* _Short exercise_: Repeat exactly the lines running from the first line of the data to the line containing "a_offsets = [232, 176, 121, 64, 8]", both ends included, and nothing else; drop the pictures.

* _Data segment_:

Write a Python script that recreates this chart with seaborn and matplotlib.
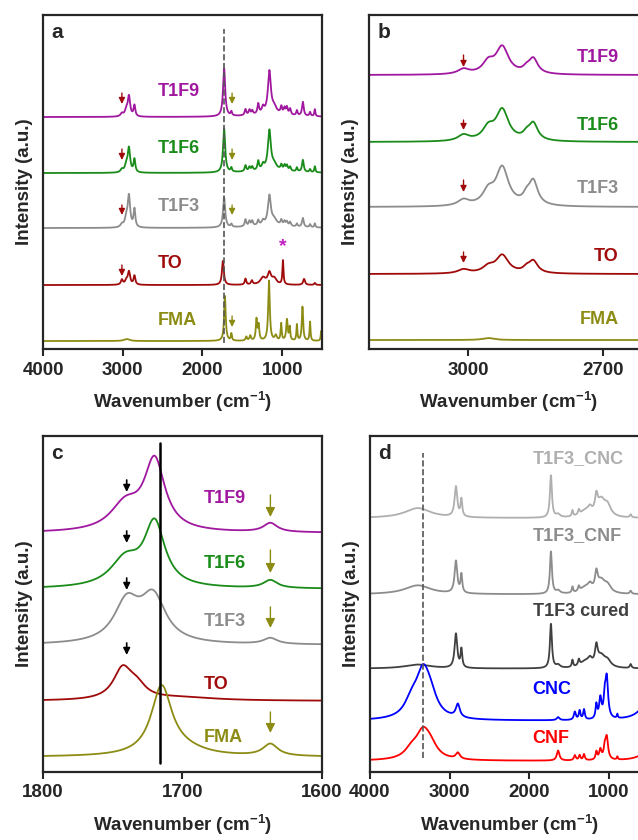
import numpy as np
import pandas as pd
import seaborn as sns
import matplotlib.pyplot as plt

# ---------------- data ----------------
# every spectrum is given as a band table: centre (cm-1), height, FWHM (cm-1)
# heights are in "pixel" units above the curve's own baseline offset

# panel a: full range 4000-500
a_names = ['T1F9', 'T1F6', 'T1F3', 'TO', 'FMA']
a_colors = ['#A0189F', '#1A8C1A', '#8C8C8C', '#A00A0A', '#8C8C14']
a_offsets = [232, 176, 121, 64, 8]

tf_centers = [3010, 2955, 2922, 2853, 1728, 1637, 1460, 1410, 1375, 1300, 1240,
              1160, 1100, 1010, 970, 940, 900, 815, 740, 650, 590, 1150]
tf_widths = [40, 40, 36, 26, 32, 20, 24, 24, 24, 24, 34,
             44, 70, 24, 24, 24, 24, 20, 26, 20, 16, 500]
t1f9_heights = [3, 6, 20, 11, 48, 4, 6, 5, 4, 10, 6, 42, 6, 7, 6, 7, 6, 5, 14, 4, 7, 3]
t1f6_heights = [3, 7, 24, 13, 44, 4, 6, 4, 4, 9, 5, 39, 5, 5, 5, 5, 4, 4, 12, 3, 6, 3]
t1f3_heights = [3, 9, 31, 18, 30, 3, 7, 5, 5, 5, 4, 29, 5, 5, 4, 4, 4, 3, 9, 3, 4, 3]

to_centers = [3010, 2955, 2922, 2853, 1743, 1460, 1380, 1240, 1160, 1100, 990, 725, 590]
to_heights = [5, 4, 13, 9, 24, 6, 4, 7, 11, 6, 24, 6, 2]
to_widths = [30, 35, 34, 26, 28, 22, 25, 80, 50, 70, 16, 28, 20]

fma_centers = [2950, 1718, 1637, 1450, 1400, 1322, 1295, 1165, 1080, 1012, 940, 905, 815, 745, 650, 510]
fma_heights = [2, 45, 7, 4, 5, 21, 15, 60, 5, 17, 21, 13, 16, 34, 19, 10]
fma_widths = [80, 24, 16, 22, 22, 20, 20, 24, 30, 16, 22, 16, 14, 20, 14, 14]

# panel b: C-H stretching region
b_offsets = [274, 207, 142, 75, 9]
ch_centers = [3010, 2955, 2924, 2870, 2855]
ch_widths = [30, 30, 34, 18, 24]
b_t1f9 = [5, 11, 27, 4, 15]
b_t1f6 = [6, 12, 31, 5, 17]
b_t1f3 = [6, 13, 38, 7, 24]
b_to = [4, 6, 18, 4, 12]
b_fma = [0, 2, 0, 0, 0]

# panel c: carbonyl region
c_offsets = [239, 183, 127, 71, 15]
c_t1f9 = ([1741, 1720, 1637], [26, 70, 9], [26, 18, 12])
c_t1f6 = ([1741, 1720, 1637], [27, 63, 8], [26, 18, 12])
c_t1f3 = ([1740, 1721, 1637], [40, 45, 6], [22, 22, 12])
c_to = ([1743, 1733, 1700], [30, 12, 3], [16, 16, 60])
c_fma = ([1715, 1700, 1637], [68, 6, 12], [18, 40, 13])

# panel d: cellulose composites
d_names = ['T1F3_CNC', 'T1F3_CNF', 'T1F3 cured', 'CNC', 'CNF']
d_colors = ['#AFAFAF', '#8C8C8C', '#404040', '#0000FF', '#FF0000']
d_offsets = [253, 177, 103, 51, 11]
dc_centers = [3400, 2922, 2853, 1730, 1640, 1460, 1380, 1300, 1240, 1160, 1100, 1020, 730]
dc_widths = [400, 40, 25, 30, 60, 20, 25, 150, 60, 40, 120, 100, 25]
d_cnc_comp = [10, 30, 17, 42, 3, 6, 5, 6, 6, 16, 16, 10, 3]
d_cnf_comp = [9, 32, 18, 42, 3, 6, 5, 6, 6, 17, 12, 7, 3]
d_cured = [4, 34, 18, 44, 3, 7, 6, 6, 6, 18, 11, 6, 4]
cel_centers = [3480, 3335, 3240, 2898, 1640, 1430, 1370, 1315, 1160, 1110, 1055, 1030, 897, 500]
cel_widths = [200, 220, 200, 60, 40, 30, 25, 25, 25, 35, 30, 40, 15, 250]
d_cnc = [14, 44, 15, 13, 3, 8, 9, 10, 14, 20, 18, 40, 4, 20]
d_cnf = [8, 26, 10, 6, 10, 5, 5, 6, 8, 10, 10, 22, 3, 10]

# arrows: (wavenumber, tail y, head y)
a_red_arrows = [(3010, 256, 245), (3010, 200, 189), (3010, 144, 134), (3010, 84, 73)]
a_olive_arrows = [(1628, 256, 245), (1628, 200, 189), (1628, 144, 134), (1628, 33, 22)]
b_red_arrows = [(3010, 294, 282), (3010, 229, 219), (3010, 169, 157), (3010, 97, 86)]
c_black_arrows = [(1740, 292, 280), (1740, 241, 229), (1740, 194, 182), (1740, 129, 117)]
c_olive_arrows = [(1637, 277, 255), (1637, 222, 199), (1637, 165, 144), (1637, 60, 39)]


def spectrum(x, centers, heights, widths):
    x = np.asarray(x, float)[:, None]
    c = np.asarray(centers, float)[None, :]
    h = np.asarray(heights, float)[None, :]
    w = np.asarray(widths, float)[None, :] / 2
    return (h / (1 + ((x - c) / w) ** 2)).sum(axis=1)


sns.set_style('ticks')
plt.rcParams['font.family'] = ['Liberation Sans', 'DejaVu Sans']
plt.rcParams['font.weight'] = 'bold'
plt.rcParams['mathtext.fontset'] = 'custom'
plt.rcParams['mathtext.rm'] = 'Liberation Sans:bold'
plt.rcParams['mathtext.bf'] = 'Liberation Sans:bold'
plt.rcParams['mathtext.default'] = 'rm'

fig = plt.figure(figsize=(6.38, 8.4), dpi=100)
ax_a = fig.add_axes([0.0674, 0.5845, 0.4373, 0.3976])
ax_b = fig.add_axes([0.5784, 0.5845, 0.4373, 0.3976])
ax_c = fig.add_axes([0.0674, 0.0810, 0.4373, 0.4000])
ax_d = fig.add_axes([0.5799, 0.0810, 0.4373, 0.4000])


def draw(ax, x, y, color):
    sns.lineplot(x=x, y=y, ax=ax, color=color, lw=1.3, sort=False, estimator=None)


def arrows(ax, items, color, scale=9, lw=1.0):
    for wn, y0, y1 in items:
        ax.annotate('', xy=(wn, y1), xytext=(wn, y0),
                    arrowprops=dict(arrowstyle='-|>', color=color, lw=lw,
                                    mutation_scale=scale, shrinkA=0, shrinkB=0))


def style(ax, xlim, ylim, ticks, letter):
    ax.set_xlim(*xlim)
    ax.set_ylim(*ylim)
    ax.set_xticks(ticks)
    ax.set_yticks([])
    ax.set_xlabel(r'Wavenumber (cm$^{-1}$)', fontsize=13.5, fontweight='bold', labelpad=8)
    ax.set_ylabel('Intensity (a.u.)', fontsize=13.5, fontweight='bold', labelpad=7)
    ax.tick_params(axis='x', length=5, width=1.5, pad=4, labelsize=13.5)
    for s in ax.spines.values():
        s.set_linewidth(1.6)
        s.set_visible(True)
    ax.text(0.03, 0.975, letter, transform=ax.transAxes, ha='left', va='top',
            fontsize=15, fontweight='bold')


# ---- panel a
wn_a = np.linspace(4000, 500, 3501)
a_tables = [(tf_centers, t1f9_heights, tf_widths), (tf_centers, t1f6_heights, tf_widths),
            (tf_centers, t1f3_heights, tf_widths), (to_centers, to_heights, to_widths),
            (fma_centers, fma_heights, fma_widths)]
for (cc, hh, ww), off, col in zip(a_tables, a_offsets, a_colors):
    draw(ax_a, wn_a, spectrum(wn_a, cc, hh, ww) + off, col)
ax_a.plot([1728, 1728], [6, 320], ls='--', color='#555555', lw=1.2, zorder=5)
a_label_pos = [(2300, 258), (2300, 201), (2300, 143), (2400, 86), (2320, 29)]
for name, col, (x, y) in zip(a_names, a_colors, a_label_pos):
    ax_a.text(x, y, name, color=col, fontsize=13, fontweight='bold', ha='center', va='center')
ax_a.text(990, 102, '*', color='#C020C0', fontsize=14, fontweight='bold', ha='center', va='center')
arrows(ax_a, a_red_arrows, '#A00A0A')
arrows(ax_a, a_olive_arrows, '#8C8C14')
style(ax_a, (4000, 500), (0, 334), [4000, 3000, 2000, 1000], 'a')

# ---- panel b
wn_b = np.linspace(3220, 2600, 1241)
for hh, off, col in zip([b_t1f9, b_t1f6, b_t1f3, b_to, b_fma], b_offsets, a_colors):
    draw(ax_b, wn_b, spectrum(wn_b, ch_centers, hh, ch_widths) + off, col)
b_label_pos = [292, 224, 161, 93, 30]
for name, col, y in zip(a_names, a_colors, b_label_pos):
    ax_b.text(2665, y, name, color=col, fontsize=13, fontweight='bold', ha='right', va='center')
arrows(ax_b, b_red_arrows, '#A00A0A')
style(ax_b, (3220, 2600), (0, 334), [3000, 2700], 'b')

# ---- panel c
wn_c = np.linspace(1800, 1600, 801)
for (cc, hh, ww), off, col in zip([c_t1f9, c_t1f6, c_t1f3, c_to, c_fma], c_offsets, a_colors):
    draw(ax_c, wn_c, spectrum(wn_c, cc, hh, ww) + off, col)
ax_c.plot([1716, 1716], [9, 329], color='black', lw=1.8, zorder=5)
c_label_pos = [273, 208, 150, 87, 34]
for name, col, y in zip(a_names, a_colors, c_label_pos):
    ax_c.text(1685, y, name, color=col, fontsize=13, fontweight='bold', ha='left', va='center')
arrows(ax_c, c_black_arrows, 'black', scale=10, lw=1.2)
arrows(ax_c, c_olive_arrows, '#8C8C14', scale=14, lw=1.0)
style(ax_c, (1800, 1600), (0, 336), [1800, 1700, 1600], 'c')

# ---- panel d
wn_d = np.linspace(4000, 500, 3501)
d_tables = [(dc_centers, d_cnc_comp, dc_widths), (dc_centers, d_cnf_comp, dc_widths),
            (dc_centers, d_cured, dc_widths), (cel_centers, d_cnc, cel_widths),
            (cel_centers, d_cnf, cel_widths)]
for (cc, hh, ww), off, col in zip(d_tables, d_offsets, d_colors):
    draw(ax_d, wn_d, spectrum(wn_d, cc, hh, ww) + off, col)
ax_d.plot([3330, 3330], [14, 318], ls='--', color='#555555', lw=1.2, zorder=5)
d_label_pos = [312, 236, 160, 82, 33]
for name, col, y in zip(d_names, d_colors, d_label_pos):
    ax_d.text(1960, y, name, color=col, fontsize=13, fontweight='bold', ha='left', va='center')
style(ax_d, (4000, 500), (0, 335), [4000, 3000, 2000, 1000], 'd')

fig.savefig('out.png', dpi=100)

* _Output below_:
Write a Python script that recreates this chart with seaborn and matplotlib.
import numpy as np
import pandas as pd
import seaborn as sns
import matplotlib.pyplot as plt

# ---------------- data ----------------
# every spectrum is given as a band table: centre (cm-1), height, FWHM (cm-1)
# heights are in "pixel" units above the curve's own baseline offset

# panel a: full range 4000-500
a_names = ['T1F9', 'T1F6', 'T1F3', 'TO', 'FMA']
a_colors = ['#A0189F', '#1A8C1A', '#8C8C8C', '#A00A0A', '#8C8C14']
a_offsets = [232, 176, 121, 64, 8]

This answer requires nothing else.